Hablar, pues, de combate espiritual, de lucha, de tentación, nos lleva a poner en primer plano el arma más importante que tenemos: la oración. ¡Cuán fácilmente perdemos de vista la eficacia y el poder de la oración! ¿Dónde encontraremos la fuerza? ¿De dónde vendrá la luz y la verdad que nos permitan vencer a la tentación? Del encuentro con Dios, de esa relación personal con el Padre, el Hijo y el Espíritu Santo. Si estamos con Él, no tenemos nada que temer; apartados de Él, no podemos hacer nada. Y no olvidemos que en este combate nos acompaña siempre con su intercesión y protección maternal nuestra Madre María, Auxilio de los cristianos. ¡Qué seguridad y confianza avanzar de la mano de la Virgen Inmaculada! Ella, porque participa de los frutos de la victoria de su Hijo, ha pisado la cabeza de la serpiente y está pronta a defendernos de las asechanzas del maligno.
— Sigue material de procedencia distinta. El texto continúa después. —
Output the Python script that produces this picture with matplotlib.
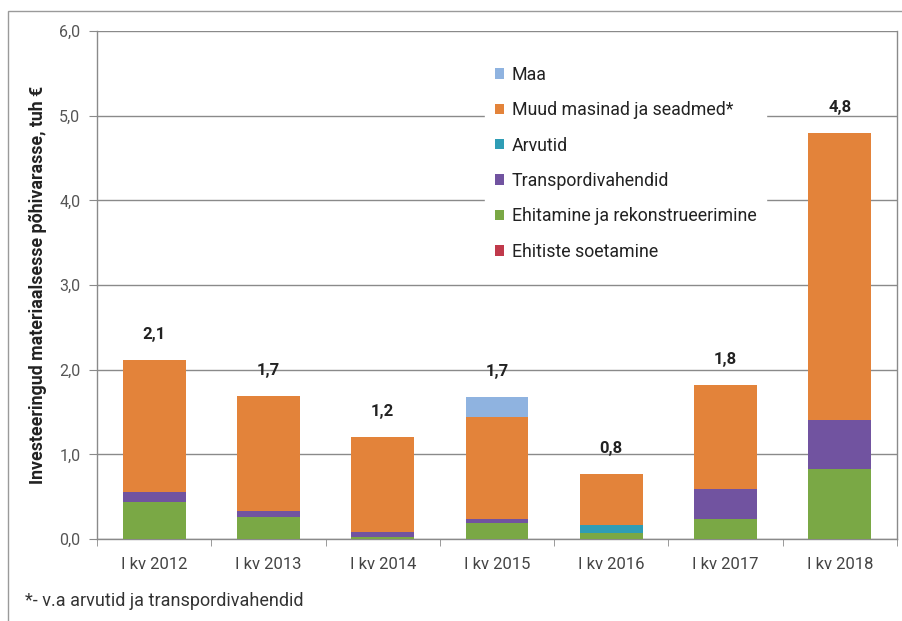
import matplotlib
matplotlib.use("Agg")
import matplotlib.pyplot as plt
from matplotlib.patches import Rectangle
import numpy as np

plt.rcParams['font.family'] = ['Roboto', 'DejaVu Sans']

categories = ["I kv 2012", "I kv 2013", "I kv 2014", "I kv 2015", "I kv 2016", "I kv 2017", "I kv 2018"]
ehitiste_soetamine = [0.0, 0.0, 0.0, 0.0, 0.0, 0.0, 0.0]
ehitamine = [0.44, 0.26, 0.02, 0.19, 0.07, 0.24, 0.83]
transpordivahendid = [0.11, 0.07, 0.06, 0.05, 0.0, 0.35, 0.57]
arvutid = [0.0, 0.0, 0.0, 0.0, 0.09, 0.0, 0.0]
muud_masinad = [1.57, 1.36, 1.13, 1.20, 0.61, 1.23, 3.40]
maa = [0.0, 0.0, 0.0, 0.24, 0.0, 0.0, 0.0]
totals = [2.1, 1.7, 1.2, 1.7, 0.8, 1.8, 4.8]

series = [
    ("Ehitiste soetamine", ehitiste_soetamine, "#C0394B"),
    ("Ehitamine ja rekonstrueerimine", ehitamine, "#7AA845"),
    ("Transpordivahendid", transpordivahendid, "#7153A0"),
    ("Arvutid", arvutid, "#2F9DB5"),
    ("Muud masinad ja seadmed*", muud_masinad, "#E3833A"),
    ("Maa", maa, "#8FB3E0"),
]

fig = plt.figure(figsize=(9.03, 6.21), dpi=100)
ax = fig.add_axes([97/903, 1-539/621, (897-97)/903, (539-31)/621])

x = np.arange(len(categories))
bottom = np.zeros(len(categories))
handles = {}
for name, vals, col in series:
    v = np.array(vals)
    h = ax.bar(x, v, bottom=bottom, width=0.55, color=col, label=name, zorder=3)
    handles[name] = h
    bottom += v

for xi, top, t in zip(x, bottom, totals):
    ax.annotate(f"{t:.1f}".replace(".", ","), (xi, top), xytext=(0, 18),
                textcoords="offset points", ha="center", va="center",
                fontsize=12, fontweight="bold", color="#222222", zorder=5)

ax.set_ylim(0, 6)
ax.set_xlim(-0.5, len(categories) - 0.5)
ax.set_yticks(np.arange(0, 6.01, 1.0))
ax.set_yticklabels([f"{v:.1f}".replace(".", ",") for v in np.arange(0, 6.01, 1.0)],
                   fontsize=11.5, color="#555555")
ax.yaxis.grid(True, color="#8a8a8a", linewidth=1.0, zorder=0)
ax.set_axisbelow(True)

ax.set_xticks(x)
ax.set_xticklabels(categories, fontsize=12, color="#444444")
ax.set_xticks(np.arange(-0.5, len(categories), 1.0), minor=True)
ax.tick_params(axis="x", which="major", length=0, pad=13)
ax.tick_params(axis="x", which="minor", length=5, color="#8a8a8a", direction="out")
ax.tick_params(axis="y", length=6, color="#8a8a8a", pad=6)

for s in ["left", "right", "bottom"]:
    ax.spines[s].set_color("#8a8a8a")
    ax.spines[s].set_linewidth(1.0)
ax.spines["top"].set_visible(False)

ax.set_ylabel("Investeeringud materiaalsesse põhivarasse, tuh €", fontsize=12.8,
              fontweight="bold", color="#222222", labelpad=9)

order = ["Maa", "Muud masinad ja seadmed*", "Arvutid", "Transpordivahendid",
         "Ehitamine ja rekonstrueerimine", "Ehitiste soetamine"]
leg = ax.legend([handles[n] for n in order], order, loc="upper left",
                bbox_to_anchor=((476-97)/800, (539-47)/508), frameon=True,
                fontsize=12.8, handlelength=0.52, handleheight=0.52, handletextpad=0.45,
                labelspacing=0.98, borderpad=0.55, fancybox=False)
leg.get_frame().set_edgecolor("white")
leg.get_frame().set_facecolor("white")
leg.get_frame().set_alpha(1.0)
leg.set_zorder(4)
for t in leg.get_texts():
    t.set_color("#222222")

fig.text(25/903, 1-601/621, "*- v.a arvutid ja transpordivahendid", fontsize=13,
         color="#333333", va="center", ha="left")

fig.patches.append(Rectangle((8/903, -0.05), 1.2, 1-11/621+0.05, transform=fig.transFigure,
                             fill=False, edgecolor="#9a9a9a", linewidth=1.0))

fig.savefig("out.png", dpi=100)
En su mensaje para la Cuaresma de este año, el Papa Francisco nos ha recordado que debemos dejarnos reconciliar con Dios y que en ese camino «la oración es tan importante en el tiempo cuaresmal. Más que un deber, nos muestra la necesidad de corresponder al amor de Dios, que siempre nos precede y nos sostiene». Es, pues, un tiempo especialmente propicio para intensificar nuestro combate espiritual, que necesita una constante renovación. Reconocer que somos frágiles y pecadores, arrepentirnos y pedir perdón por todo lo que hemos hecho mal, renovar nuestras buenas intenciones y poner toda nuestra confianza en el Señor Jesús que venció al Maligno, son algunos pasos que nos ponen en el camino del bien. En este sentido, nos recuerda San León Magno que «no hay obras virtuosas sin la prueba de las tentaciones; no hay fe sin contrastes; no hay lucha sin enemigo; no hay victoria sin combate. Nuestra vida transcurre entre asechanzas y luchas. Si no queremos ser engañados, debemos estar vigilantes; si queremos vencer, debemos combatir».